Sartre era aquel
niño de rubios bucles, su madre, Anne-Marie
Schweitzer, habría querido que fuera mujer, así que, según nos
relata el mismo Sartre en su libro autobiográfico Las Palabras, su madre, se las arregló para que tuviera el sexo de
los ángeles, indeterminado pero femenino por los bordes. “Como era tierna, me
enseñó la ternura; mi soledad hizo lo demás y me separó de los juegos violentos”.
Un día, cuando
Sartre tenía 7 años, su abuelo, Charles Schweitzer, ya no soportó más el aspecto angelical y casi femenino
de su nieto, así que, le tomó de la mano y dijo que lo llevaba de paseo, pero apenas
doblaron la esquina, lo metió en la peluquería y le dijo: “vamos a darle una sorpresa
a tu madre”. Relata Sartre que a él le
encantaban las sorpresas, pues en su casa todo el tiempo las había,
refiriéndose a los secretos y misterios que ya a su corta edad había detectado
que se daban en su familia, así que miro con buenos ojos que sus bucles
cayeran. Cuenta que al llegar a casa, hubo gritos, pero no abrazos, y que su
madre se encerró en su habitación para llorar: habían cambiado a su niñita en
niñito.
Dicho suceso
marcará un cambio en la actitud del niño frente a sí mismo y frente a los
demás. El nuevo corte a lo gargon hace patente la fealdad de Sartre y, sobre
todo, pone al descubierto el defecto que su madre intentaba disimular con tanto
cuidado entre los tirabuzones: Sartre tenía estrabismo. Sigue relatando Sartre:
“mientras mis preciosos tirabuzones revoloteaban alrededor de mis orejas, ella
había podido negar la evidencia de mi fealdad. Sin embargo, mi ojo derecho
entraba ya en el crepúsculo. Tuvo que confesarse la verdad. También mi abuelo
parecía desconcertado; le habían entregado su pequeña maravilla y él había
devuelto un sapo.
Anne-Marie tuvo la
bondad de ocultarme la causa de su pena…Mi público se volvía más difícil día
tras día; tuve que afanarme; insistí sobre mis defectos y llegué a desafinar.

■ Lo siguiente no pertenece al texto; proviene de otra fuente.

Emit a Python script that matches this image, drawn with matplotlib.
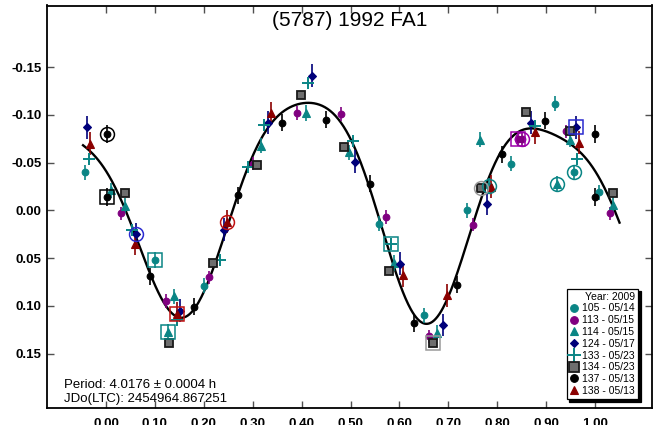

Conocí las angustias de una actriz que envejece: supe que otros podían gustar.”
En cierto modo, fue
la gota que colmó el vaso de una mala relación con su propio cuerpo a la que
nunca había dejado de hacer referencia: “eso habría sido perfecto si me hubiera
llevado bien con mi cuerpo”, “huía de mi cuerpo injustificable y de sus
abúlicas confidencias, no me sentía a gusto con mi físico”.
Todavía durante un
tiempo más persevera en las viejas estrategias egocéntricas que tan buen
resultado le habían proporcionado hasta entonces, pero con la clara conciencia
de estar resultando cada vez más patético. De hecho, se refiere a sí mismo en
términos crecientemente crueles: «querubín ajado», «desecho», «mequetrefe»,
«alfeñique que no interesaba a nadie»...
Sólo con el tiempo,
gracias a su destacada inteligencia, y a su amistad con Paul Nizan, y la
complicidad y camaradería que surgiría entre ambos, le sería devuelta la
seguridad en sí mismo, forjándose a partir de ahí una personalidad aplastante,
que ya no le abandonaría en toda su vida.
Fuentes:
Las palabras, de
Jean-Paul Sartre, y;
Amo, luego existo,
los filósofos y el amor, de Manuel Cruz.